En l’espèce, le tribunal administratif considéra que les modifications projetées dépassaient nettement le cadre d’une modification ponctuelle d’un PAP, compte tenu des intentions précitées du législateur :
« En effet, et encore qu’il ressort du rapport justificatif d’avril 2021 que les modifications du lot 3 n’ont pas d’impact sur le degré d’utilisation du sol, force est néanmoins de constater que ces modifications en ce qu’elles comportent la subdivision dudit lot en 6 nouveaux lots, avec (i) la création de 2 lots de taille plus conséquente pour l’aménagement d’une ou de plusieurs résidences (lots 3 et 8), tandis que dans la version initiale du PAP, il était prévu qu’au moins la moitié du lot 3 sera dédié au logement de type collectif, (ii) la création de 4 lots de taille modérée (lots 4 à 7) pour l’aménagement de maisons unifamiliales, tandis que dans la version initiale du PAP, il était prévu d’aménager des logements de type « maisonnette » bi- ou plurifamiliaux comprenant des appartements sur deux étages, (iii) l’ajout pour les lots 4 à 7 d’une servitude dite « servitude d’accessibilité » pour assurer l’accessibilité à chacun des lots créés, et (vi) des réaménagements de la voirie publique, respectivement des espaces publics pour l’ensemble des lots 3 à 8 nouvellement créés, ne sont pas de nature à modifier ledit lot sur un ou plusieurs points précis, mais ont, au vu de leur envergure, pour conséquence d’affecter le PAP dans sa globalité et de changer fondamentalement le concept urbanistique de celui-ci, de sorte à dépasser largement le cadre d’une modification ponctuelle d’un PAP pour laquelle le recours à la procédure simplifiée prévue à l’article 30bis de la loi du 19 juillet 2004 a été instituée, étant à cet égard relevé que s’agissant d’une procédure dérogatoire à la procédure classique prévue à l’article 30 de la loi du 19 juillet 2004, la notion de « modification ponctuelle » doit s’interpréter de manière restrictive afin d’éviter des abus, respectivement des détournements de procédure. ».

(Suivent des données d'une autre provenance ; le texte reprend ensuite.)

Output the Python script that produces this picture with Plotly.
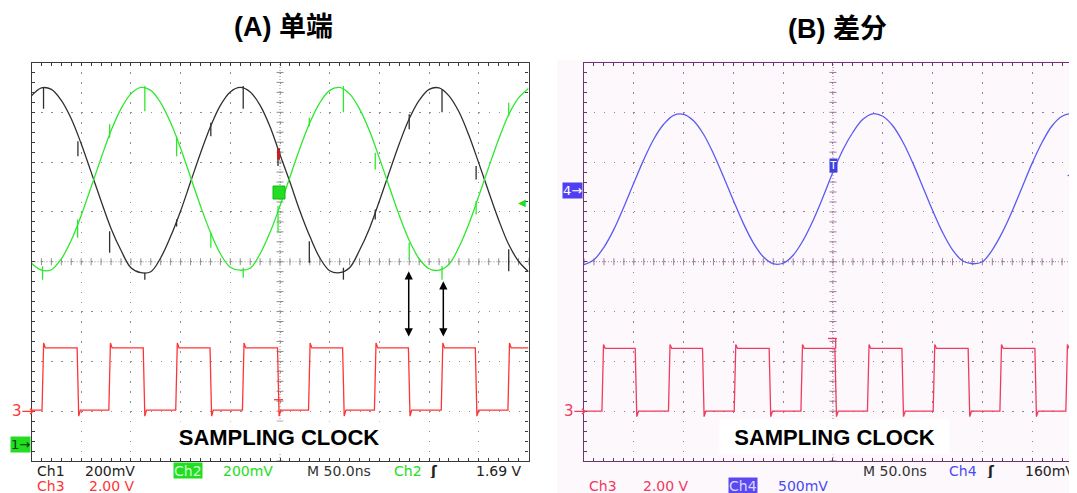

Au vu de ce qui précède, le tribunal administratif a annulé la décision communale portant adoption des modifications du PAP, erronément considérées comme « ponctuelles » par la commune.
A noter que le jugement du tribunal est susceptible de faire l’objet d’une procédure d’appel. Dans l'hypothèse où tel serait le cas, l'arrêt de la Cour administrative devrait à son tour apporter des précisions sur cette notion de "modification ponctuelle d'un PAP", dans un délai d'environ 6 mois à compter de la requête d'appel.